Only 12 aid trucks have reached North Gaza since October, Oxfam says
The advocacy group says Israeli authorities gave permission for 34 aid trucks to enter the besieged North Gaza governorate in the past two and a half months, but only 12 were able to distribute food and water to trapped people in the area.
“Of the meagre 34 trucks of food and water given permission to enter the North Gaza Governorate over the last 2.5 months, deliberate delays and systematic obstructions by the Israeli military meant that just twelve managed to distribute aid to starving Palestinian civilians,” Oxfam said in a statement on Sunday.
“For three of these, once the food and water had been delivered to the school where people were sheltering, it was then cleared and shelled within hours,” the group added.
Israel has been blockading and laying siege to North Gaza – which includes Beit Hanoon, Beit Lahiya and Jabalia – since October 5, trapping tens of thousands of people and cutting off their access to food, water and medicine.
Aid entry for entire Gaza (Though many don't make it to their destination in Gaza)
Out of the 500 daily trucks before Oct 7 or 15,000 a month.
Gaza situation ‘nothing short of an apocalyptic nightmare’
Bushra Khalidi, Oxfam policy lead in the occupied Palestinian territory, told Al Jazeera the figure demonstrates how the resources going in are just a drop in the ocean.
“This is not aid, this is cruelty. And when those supplies do get in, they are followed by shelling and destruction of the very places people are sheltering,” she said from Ramallah, in the occupied West Bank. “People are now scared to go out and get the aid on the trucks because there’s been follow-ups of air strikes after trucks were delivered.”

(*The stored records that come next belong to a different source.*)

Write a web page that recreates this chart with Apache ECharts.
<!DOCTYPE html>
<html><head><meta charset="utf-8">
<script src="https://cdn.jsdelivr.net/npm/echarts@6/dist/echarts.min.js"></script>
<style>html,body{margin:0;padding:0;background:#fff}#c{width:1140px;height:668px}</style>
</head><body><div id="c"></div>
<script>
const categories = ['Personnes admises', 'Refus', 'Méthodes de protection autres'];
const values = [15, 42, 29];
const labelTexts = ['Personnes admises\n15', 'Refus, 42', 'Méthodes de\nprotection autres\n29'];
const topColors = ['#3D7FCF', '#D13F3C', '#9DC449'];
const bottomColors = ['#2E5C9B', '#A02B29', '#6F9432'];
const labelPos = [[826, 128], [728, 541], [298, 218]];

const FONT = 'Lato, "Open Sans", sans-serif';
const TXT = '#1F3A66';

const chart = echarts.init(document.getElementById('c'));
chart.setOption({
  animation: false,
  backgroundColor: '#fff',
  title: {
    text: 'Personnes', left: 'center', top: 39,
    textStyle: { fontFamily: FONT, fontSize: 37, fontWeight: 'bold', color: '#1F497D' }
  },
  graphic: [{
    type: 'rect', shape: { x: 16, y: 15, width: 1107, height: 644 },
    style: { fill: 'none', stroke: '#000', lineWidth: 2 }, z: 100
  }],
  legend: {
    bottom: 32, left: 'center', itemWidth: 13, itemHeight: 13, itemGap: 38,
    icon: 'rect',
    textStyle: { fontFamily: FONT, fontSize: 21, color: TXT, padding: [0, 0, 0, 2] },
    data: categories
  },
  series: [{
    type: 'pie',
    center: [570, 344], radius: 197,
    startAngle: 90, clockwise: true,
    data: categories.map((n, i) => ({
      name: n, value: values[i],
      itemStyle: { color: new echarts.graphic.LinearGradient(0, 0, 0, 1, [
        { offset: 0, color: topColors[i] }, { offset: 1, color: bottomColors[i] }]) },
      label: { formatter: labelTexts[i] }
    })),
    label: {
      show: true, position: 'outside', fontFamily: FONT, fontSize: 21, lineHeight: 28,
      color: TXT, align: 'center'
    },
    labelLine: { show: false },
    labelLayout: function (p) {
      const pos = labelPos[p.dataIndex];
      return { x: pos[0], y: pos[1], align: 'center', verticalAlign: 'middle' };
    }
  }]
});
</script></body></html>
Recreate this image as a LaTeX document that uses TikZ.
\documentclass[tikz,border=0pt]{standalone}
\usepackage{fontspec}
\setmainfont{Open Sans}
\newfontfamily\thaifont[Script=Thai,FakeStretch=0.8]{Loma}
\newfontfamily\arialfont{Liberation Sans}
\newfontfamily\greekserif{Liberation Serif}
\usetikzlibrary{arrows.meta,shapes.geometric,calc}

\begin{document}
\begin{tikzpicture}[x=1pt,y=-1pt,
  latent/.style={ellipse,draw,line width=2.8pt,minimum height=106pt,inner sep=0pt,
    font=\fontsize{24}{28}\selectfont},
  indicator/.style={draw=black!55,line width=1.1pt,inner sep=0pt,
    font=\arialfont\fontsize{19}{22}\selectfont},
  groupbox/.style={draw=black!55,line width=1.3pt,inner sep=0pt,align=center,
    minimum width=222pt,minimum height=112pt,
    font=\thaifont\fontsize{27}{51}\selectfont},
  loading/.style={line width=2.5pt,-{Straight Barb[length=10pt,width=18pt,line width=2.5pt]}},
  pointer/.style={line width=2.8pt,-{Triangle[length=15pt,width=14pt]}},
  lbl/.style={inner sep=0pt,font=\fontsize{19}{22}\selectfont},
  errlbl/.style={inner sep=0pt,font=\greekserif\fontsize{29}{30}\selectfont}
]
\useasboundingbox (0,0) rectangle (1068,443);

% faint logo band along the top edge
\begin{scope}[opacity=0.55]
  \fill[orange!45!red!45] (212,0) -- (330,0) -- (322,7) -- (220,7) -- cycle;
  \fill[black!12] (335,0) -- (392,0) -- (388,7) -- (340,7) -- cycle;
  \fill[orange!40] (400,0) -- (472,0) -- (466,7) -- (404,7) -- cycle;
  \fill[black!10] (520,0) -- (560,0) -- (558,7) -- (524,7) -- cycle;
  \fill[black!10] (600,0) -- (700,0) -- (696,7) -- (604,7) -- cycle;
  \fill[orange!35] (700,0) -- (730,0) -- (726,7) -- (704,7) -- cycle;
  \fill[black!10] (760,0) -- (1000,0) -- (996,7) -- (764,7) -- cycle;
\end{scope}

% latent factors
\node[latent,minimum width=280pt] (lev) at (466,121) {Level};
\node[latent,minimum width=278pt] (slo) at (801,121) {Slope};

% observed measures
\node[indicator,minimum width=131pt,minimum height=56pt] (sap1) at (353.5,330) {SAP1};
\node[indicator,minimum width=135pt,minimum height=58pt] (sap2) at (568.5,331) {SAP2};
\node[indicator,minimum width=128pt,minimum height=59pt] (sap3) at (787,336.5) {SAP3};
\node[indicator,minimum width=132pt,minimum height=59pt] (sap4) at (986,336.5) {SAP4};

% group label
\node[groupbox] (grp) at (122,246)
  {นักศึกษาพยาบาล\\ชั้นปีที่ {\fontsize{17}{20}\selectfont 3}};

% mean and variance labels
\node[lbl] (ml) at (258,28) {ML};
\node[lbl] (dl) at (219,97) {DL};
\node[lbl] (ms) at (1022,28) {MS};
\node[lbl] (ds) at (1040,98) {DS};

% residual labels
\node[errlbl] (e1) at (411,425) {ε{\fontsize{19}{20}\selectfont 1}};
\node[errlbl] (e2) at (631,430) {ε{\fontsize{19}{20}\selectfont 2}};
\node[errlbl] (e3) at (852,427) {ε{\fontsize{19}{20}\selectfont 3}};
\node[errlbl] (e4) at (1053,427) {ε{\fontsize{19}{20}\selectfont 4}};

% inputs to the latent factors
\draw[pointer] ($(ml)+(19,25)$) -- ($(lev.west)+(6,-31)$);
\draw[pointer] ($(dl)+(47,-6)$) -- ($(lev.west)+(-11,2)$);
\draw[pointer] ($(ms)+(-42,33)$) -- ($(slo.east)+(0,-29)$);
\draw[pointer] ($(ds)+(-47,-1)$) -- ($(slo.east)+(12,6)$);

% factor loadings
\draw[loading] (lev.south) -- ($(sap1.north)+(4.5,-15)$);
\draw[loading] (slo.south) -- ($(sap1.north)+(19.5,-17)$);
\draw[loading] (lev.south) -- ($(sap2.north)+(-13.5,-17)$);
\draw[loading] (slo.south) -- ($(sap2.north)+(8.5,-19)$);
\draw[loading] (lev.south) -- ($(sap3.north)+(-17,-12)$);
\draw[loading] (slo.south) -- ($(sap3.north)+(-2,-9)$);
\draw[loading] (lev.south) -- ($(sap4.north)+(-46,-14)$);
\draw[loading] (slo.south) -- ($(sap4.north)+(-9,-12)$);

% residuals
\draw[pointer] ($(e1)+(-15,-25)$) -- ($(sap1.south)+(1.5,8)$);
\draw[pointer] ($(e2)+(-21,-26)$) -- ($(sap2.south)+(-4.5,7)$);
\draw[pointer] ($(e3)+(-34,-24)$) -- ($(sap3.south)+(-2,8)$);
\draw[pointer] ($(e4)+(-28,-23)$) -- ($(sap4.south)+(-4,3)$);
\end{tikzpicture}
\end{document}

Khalidi described the situation in Gaza as “nothing short of an apocalyptic nightmare”. She said the Israeli military has created a vacuum in the enclave and an environment where looting and violence happen due to the desperation of the population.
Palestinians asking hungry children in Gaza not to play so they won’t feel dizzy
Khalidi said Israel, an occupying power, has obligations that include protecting and providing for the occupied Palestinian people. “It’s not enough for you to allow aid to be dropped at the gates of the Gaza prison and not make sure that the aid gets to the communities safely. It is Israel’s obligation to make sure that all the crossings are open and safe for passage,” she said.
“After 14 months of relentless bombardment and starvation of the entire population, some people are acting out of desperation and there’s absolute chaos in Gaza right now.”
Khalidi said families are rummaging through rubbish for scraps of food and boiling leaves in order to survive. She added that parents skip days of meals so that their children can eat, stressing that the entire Gaza Strip faces acute malnutrition and is on the brink of starvation, and that there are pockets of famine, especially in areas in the north.
“Some people are asking their kids not to play, because they will get dizzy since they’re not eating and drinking enough,” Khalidi said. “Imagine asking your five-year-old not to play while already there’s all this death and destruction around and quadcopters and drones are flying above.”
‘Do you know what freezing means?’
Without access to electricity or gas, displaced families living in makeshift camps in Gaza have to endure icy temperatures that could be life-threatening.
“We go inside our tents after sunset and don’t go out because it is very cold and it gets colder by midnight,” said Omar Shabet, a displaced Palestinian sheltering in a camp in Khan Younis, in southern Gaza. “My seven-year-old daughter almost cries at night because of how cold she is,” added Shabet, who, like many others, was forced to leave his home in Gaza City many months ago.
The UN says nearly a million people urgently need winter supplies, but getting aid into Gaza has proved nearly impossible as the Israeli military has blocked almost all humanitarian assistance from entering the Strip. As a result, 22,000 tents are stuck in Jordan and hundreds of thousands of blankets in Egypt. As night falls, people are too scared to light fires fearing it could make them a target for Israeli air raids.
“No proper clothes, no socks, nothing. We never expected to live such a life. My house was so good in the north,” said another displaced Palestinian, Reda Abu Zarada, struggling to hold back tears. “We wake up in the morning freezing – do you know what freezing means? We are shivering from the cold.”